§ WHAT IS EXPECTED: The records that follow are to be transcribed in full, without their images.
****
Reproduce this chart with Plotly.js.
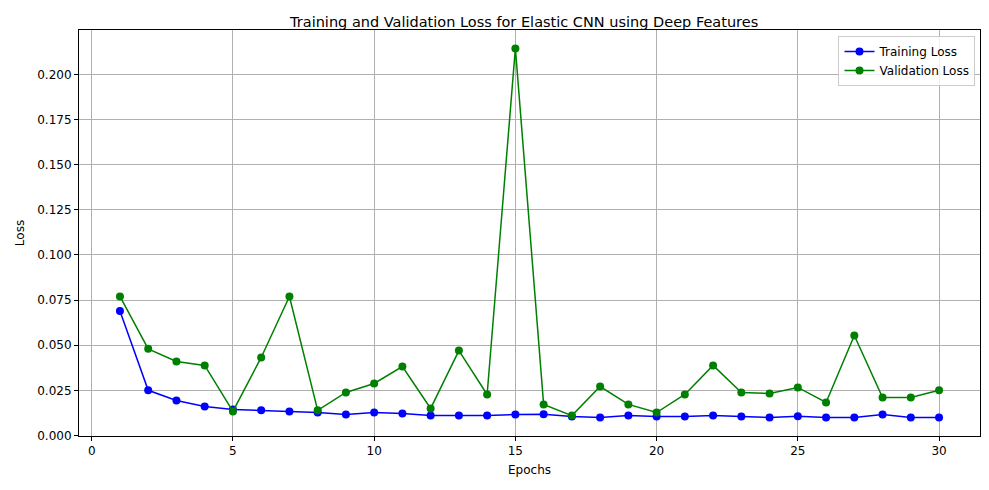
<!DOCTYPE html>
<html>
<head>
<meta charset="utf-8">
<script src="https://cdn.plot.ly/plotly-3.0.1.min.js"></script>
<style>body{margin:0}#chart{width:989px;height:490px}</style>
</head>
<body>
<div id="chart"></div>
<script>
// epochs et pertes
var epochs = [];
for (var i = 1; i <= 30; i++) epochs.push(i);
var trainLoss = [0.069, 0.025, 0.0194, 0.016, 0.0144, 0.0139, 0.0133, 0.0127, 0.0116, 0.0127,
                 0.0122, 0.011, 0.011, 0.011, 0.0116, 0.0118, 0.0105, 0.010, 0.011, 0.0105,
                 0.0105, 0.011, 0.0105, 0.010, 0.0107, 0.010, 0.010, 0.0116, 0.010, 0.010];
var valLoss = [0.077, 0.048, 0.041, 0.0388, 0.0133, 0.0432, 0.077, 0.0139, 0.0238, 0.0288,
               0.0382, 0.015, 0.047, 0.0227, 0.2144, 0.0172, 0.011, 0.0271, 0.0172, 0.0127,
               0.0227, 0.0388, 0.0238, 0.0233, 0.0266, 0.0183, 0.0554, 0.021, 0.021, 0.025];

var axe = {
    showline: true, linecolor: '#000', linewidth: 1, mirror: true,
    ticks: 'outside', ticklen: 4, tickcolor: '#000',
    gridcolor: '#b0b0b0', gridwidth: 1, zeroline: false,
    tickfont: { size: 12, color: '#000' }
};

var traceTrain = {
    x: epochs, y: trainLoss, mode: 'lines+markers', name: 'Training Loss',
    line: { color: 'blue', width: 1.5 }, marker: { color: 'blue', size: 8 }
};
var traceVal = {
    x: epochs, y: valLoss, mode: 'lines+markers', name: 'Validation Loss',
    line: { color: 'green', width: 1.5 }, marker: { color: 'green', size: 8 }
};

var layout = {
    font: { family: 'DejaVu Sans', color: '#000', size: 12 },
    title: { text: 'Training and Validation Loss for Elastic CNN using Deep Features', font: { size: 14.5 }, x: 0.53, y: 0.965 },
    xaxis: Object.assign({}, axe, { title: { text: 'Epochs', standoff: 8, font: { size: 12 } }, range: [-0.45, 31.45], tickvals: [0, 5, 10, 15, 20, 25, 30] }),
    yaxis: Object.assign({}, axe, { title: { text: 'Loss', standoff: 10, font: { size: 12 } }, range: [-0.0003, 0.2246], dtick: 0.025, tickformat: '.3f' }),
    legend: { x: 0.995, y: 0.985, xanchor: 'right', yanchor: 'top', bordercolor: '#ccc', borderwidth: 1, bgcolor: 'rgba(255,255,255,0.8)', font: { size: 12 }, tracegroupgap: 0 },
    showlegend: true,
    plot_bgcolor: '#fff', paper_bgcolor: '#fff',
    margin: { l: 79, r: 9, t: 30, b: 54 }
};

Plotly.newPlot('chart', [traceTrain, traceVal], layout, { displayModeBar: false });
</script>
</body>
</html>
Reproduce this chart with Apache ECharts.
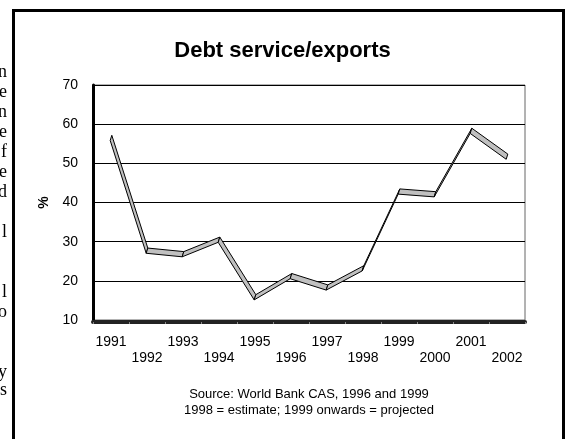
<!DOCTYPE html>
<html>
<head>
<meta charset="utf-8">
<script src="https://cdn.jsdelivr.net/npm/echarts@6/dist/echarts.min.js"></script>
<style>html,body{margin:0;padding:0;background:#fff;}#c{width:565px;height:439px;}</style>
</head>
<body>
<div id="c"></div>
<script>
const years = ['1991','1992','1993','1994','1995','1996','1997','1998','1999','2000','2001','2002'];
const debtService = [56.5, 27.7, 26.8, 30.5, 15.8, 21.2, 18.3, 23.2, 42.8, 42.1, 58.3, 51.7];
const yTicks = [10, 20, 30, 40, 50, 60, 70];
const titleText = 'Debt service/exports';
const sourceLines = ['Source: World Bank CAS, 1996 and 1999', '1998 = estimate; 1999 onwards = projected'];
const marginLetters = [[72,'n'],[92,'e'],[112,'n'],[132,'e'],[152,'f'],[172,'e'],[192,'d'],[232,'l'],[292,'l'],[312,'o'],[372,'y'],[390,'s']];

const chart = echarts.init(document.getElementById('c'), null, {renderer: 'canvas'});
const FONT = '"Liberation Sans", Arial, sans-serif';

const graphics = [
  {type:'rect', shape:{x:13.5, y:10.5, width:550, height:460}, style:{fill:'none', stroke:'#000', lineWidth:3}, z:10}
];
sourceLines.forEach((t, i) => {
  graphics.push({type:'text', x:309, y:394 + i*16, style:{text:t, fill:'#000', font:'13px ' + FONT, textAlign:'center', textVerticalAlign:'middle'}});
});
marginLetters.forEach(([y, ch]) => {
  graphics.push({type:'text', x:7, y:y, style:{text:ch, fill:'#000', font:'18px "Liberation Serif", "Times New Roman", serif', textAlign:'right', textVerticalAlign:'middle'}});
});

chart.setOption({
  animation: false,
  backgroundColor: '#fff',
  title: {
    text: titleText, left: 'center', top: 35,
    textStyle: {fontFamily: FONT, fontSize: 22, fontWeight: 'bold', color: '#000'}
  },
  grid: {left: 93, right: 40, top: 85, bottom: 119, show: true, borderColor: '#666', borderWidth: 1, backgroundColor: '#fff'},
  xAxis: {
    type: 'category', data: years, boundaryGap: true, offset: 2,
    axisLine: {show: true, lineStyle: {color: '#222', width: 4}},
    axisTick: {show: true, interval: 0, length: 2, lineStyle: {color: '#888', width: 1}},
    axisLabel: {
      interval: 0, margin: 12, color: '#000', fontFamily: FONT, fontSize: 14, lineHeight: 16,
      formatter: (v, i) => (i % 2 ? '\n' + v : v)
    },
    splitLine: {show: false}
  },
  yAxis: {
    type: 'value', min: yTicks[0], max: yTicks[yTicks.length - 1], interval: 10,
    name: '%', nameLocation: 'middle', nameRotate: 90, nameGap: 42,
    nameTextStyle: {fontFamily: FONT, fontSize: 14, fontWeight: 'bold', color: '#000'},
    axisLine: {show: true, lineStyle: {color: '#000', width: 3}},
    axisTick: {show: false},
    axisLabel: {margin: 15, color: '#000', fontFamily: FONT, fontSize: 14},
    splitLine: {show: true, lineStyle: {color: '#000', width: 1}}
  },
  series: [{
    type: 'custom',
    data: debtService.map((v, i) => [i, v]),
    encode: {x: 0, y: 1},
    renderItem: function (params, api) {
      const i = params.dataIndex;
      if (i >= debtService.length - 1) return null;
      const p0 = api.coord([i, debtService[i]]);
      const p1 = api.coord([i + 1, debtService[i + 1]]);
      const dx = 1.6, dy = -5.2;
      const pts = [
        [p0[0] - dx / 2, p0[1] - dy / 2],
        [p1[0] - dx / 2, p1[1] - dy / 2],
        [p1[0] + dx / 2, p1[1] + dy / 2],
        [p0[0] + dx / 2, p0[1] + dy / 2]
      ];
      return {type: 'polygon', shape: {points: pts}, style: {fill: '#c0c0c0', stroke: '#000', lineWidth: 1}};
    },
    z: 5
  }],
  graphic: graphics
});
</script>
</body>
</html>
****
§ OUTPUT BELOW:
Reproduce this chart with Plotly.js.
<!DOCTYPE html>
<html>
<head>
<meta charset="utf-8">
<script src="https://cdn.plot.ly/plotly-3.0.1.min.js"></script>
<style>body{margin:0}#chart{width:989px;height:490px}</style>
</head>
<body>
<div id="chart"></div>
<script>
// epochs et pertes
var epochs = [];
for (var i = 1; i <= 30; i++) epochs.push(i);
var trainLoss = [0.069, 0.025, 0.0194, 0.016, 0.0144, 0.0139, 0.0133, 0.0127, 0.0116, 0.0127,
                 0.0122, 0.011, 0.011, 0.011, 0.0116, 0.0118, 0.0105, 0.010, 0.011, 0.0105,
                 0.0105, 0.011, 0.0105, 0.010, 0.0107, 0.010, 0.010, 0.0116, 0.010, 0.010];
var valLoss = [0.077, 0.048, 0.041, 0.0388, 0.0133, 0.0432, 0.077, 0.0139, 0.0238, 0.0288,
               0.0382, 0.015, 0.047, 0.0227, 0.2144, 0.0172, 0.011, 0.0271, 0.0172, 0.0127,
               0.0227, 0.0388, 0.0238, 0.0233, 0.0266, 0.0183, 0.0554, 0.021, 0.021, 0.025];

var axe = {
    showline: true, linecolor: '#000', linewidth: 1, mirror: true,
    ticks: 'outside', ticklen: 4, tickcolor: '#000',
    gridcolor: '#b0b0b0', gridwidth: 1, zeroline: false,
    tickfont: { size: 12, color: '#000' }
};

var traceTrain = {
    x: epochs, y: trainLoss, mode: 'lines+markers', name: 'Training Loss',
    line: { color: 'blue', width: 1.5 }, marker: { color: 'blue', size: 8 }
};
var traceVal = {
    x: epochs, y: valLoss, mode: 'lines+markers', name: 'Validation Loss',
    line: { color: 'green', width: 1.5 }, marker: { color: 'green', size: 8 }
};

var layout = {
    font: { family: 'DejaVu Sans', color: '#000', size: 12 },
    title: { text: 'Training and Validation Loss for Elastic CNN using Deep Features', font: { size: 14.5 }, x: 0.53, y: 0.965 },
    xaxis: Object.assign({}, axe, { title: { text: 'Epochs', standoff: 8, font: { size: 12 } }, range: [-0.45, 31.45], tickvals: [0, 5, 10, 15, 20, 25, 30] }),
    yaxis: Object.assign({}, axe, { title: { text: 'Loss', standoff: 10, font: { size: 12 } }, range: [-0.0003, 0.2246], dtick: 0.025, tickformat: '.3f' }),
    legend: { x: 0.995, y: 0.985, xanchor: 'right', yanchor: 'top', bordercolor: '#ccc', borderwidth: 1, bgcolor: 'rgba(255,255,255,0.8)', font: { size: 12 }, tracegroupgap: 0 },
    showlegend: true,
    plot_bgcolor: '#fff', paper_bgcolor: '#fff',
    margin: { l: 79, r: 9, t: 30, b: 54 }
};

Plotly.newPlot('chart', [traceTrain, traceVal], layout, { displayModeBar: false });
</script>
</body>
</html>
Reproduce this chart with Apache ECharts.
<!DOCTYPE html>
<html>
<head>
<meta charset="utf-8">
<script src="https://cdn.jsdelivr.net/npm/echarts@6/dist/echarts.min.js"></script>
<style>html,body{margin:0;padding:0;background:#fff;}#c{width:565px;height:439px;}</style>
</head>
<body>
<div id="c"></div>
<script>
const years = ['1991','1992','1993','1994','1995','1996','1997','1998','1999','2000','2001','2002'];
const debtService = [56.5, 27.7, 26.8, 30.5, 15.8, 21.2, 18.3, 23.2, 42.8, 42.1, 58.3, 51.7];
const yTicks = [10, 20, 30, 40, 50, 60, 70];
const titleText = 'Debt service/exports';
const sourceLines = ['Source: World Bank CAS, 1996 and 1999', '1998 = estimate; 1999 onwards = projected'];
const marginLetters = [[72,'n'],[92,'e'],[112,'n'],[132,'e'],[152,'f'],[172,'e'],[192,'d'],[232,'l'],[292,'l'],[312,'o'],[372,'y'],[390,'s']];

const chart = echarts.init(document.getElementById('c'), null, {renderer: 'canvas'});
const FONT = '"Liberation Sans", Arial, sans-serif';

const graphics = [
  {type:'rect', shape:{x:13.5, y:10.5, width:550, height:460}, style:{fill:'none', stroke:'#000', lineWidth:3}, z:10}
];
sourceLines.forEach((t, i) => {
  graphics.push({type:'text', x:309, y:394 + i*16, style:{text:t, fill:'#000', font:'13px ' + FONT, textAlign:'center', textVerticalAlign:'middle'}});
});
marginLetters.forEach(([y, ch]) => {
  graphics.push({type:'text', x:7, y:y, style:{text:ch, fill:'#000', font:'18px "Liberation Serif", "Times New Roman", serif', textAlign:'right', textVerticalAlign:'middle'}});
});

chart.setOption({
  animation: false,
  backgroundColor: '#fff',
  title: {
    text: titleText, left: 'center', top: 35,
    textStyle: {fontFamily: FONT, fontSize: 22, fontWeight: 'bold', color: '#000'}
  },
  grid: {left: 93, right: 40, top: 85, bottom: 119, show: true, borderColor: '#666', borderWidth: 1, backgroundColor: '#fff'},
  xAxis: {
    type: 'category', data: years, boundaryGap: true, offset: 2,
    axisLine: {show: true, lineStyle: {color: '#222', width: 4}},
    axisTick: {show: true, interval: 0, length: 2, lineStyle: {color: '#888', width: 1}},
    axisLabel: {
      interval: 0, margin: 12, color: '#000', fontFamily: FONT, fontSize: 14, lineHeight: 16,
      formatter: (v, i) => (i % 2 ? '\n' + v : v)
    },
    splitLine: {show: false}
  },
  yAxis: {
    type: 'value', min: yTicks[0], max: yTicks[yTicks.length - 1], interval: 10,
    name: '%', nameLocation: 'middle', nameRotate: 90, nameGap: 42,
    nameTextStyle: {fontFamily: FONT, fontSize: 14, fontWeight: 'bold', color: '#000'},
    axisLine: {show: true, lineStyle: {color: '#000', width: 3}},
    axisTick: {show: false},
    axisLabel: {margin: 15, color: '#000', fontFamily: FONT, fontSize: 14},
    splitLine: {show: true, lineStyle: {color: '#000', width: 1}}
  },
  series: [{
    type: 'custom',
    data: debtService.map((v, i) => [i, v]),
    encode: {x: 0, y: 1},
    renderItem: function (params, api) {
      const i = params.dataIndex;
      if (i >= debtService.length - 1) return null;
      const p0 = api.coord([i, debtService[i]]);
      const p1 = api.coord([i + 1, debtService[i + 1]]);
      const dx = 1.6, dy = -5.2;
      const pts = [
        [p0[0] - dx / 2, p0[1] - dy / 2],
        [p1[0] - dx / 2, p1[1] - dy / 2],
        [p1[0] + dx / 2, p1[1] + dy / 2],
        [p0[0] + dx / 2, p0[1] + dy / 2]
      ];
      return {type: 'polygon', shape: {points: pts}, style: {fill: '#c0c0c0', stroke: '#000', lineWidth: 1}};
    },
    z: 5
  }],
  graphic: graphics
});
</script>
</body>
</html>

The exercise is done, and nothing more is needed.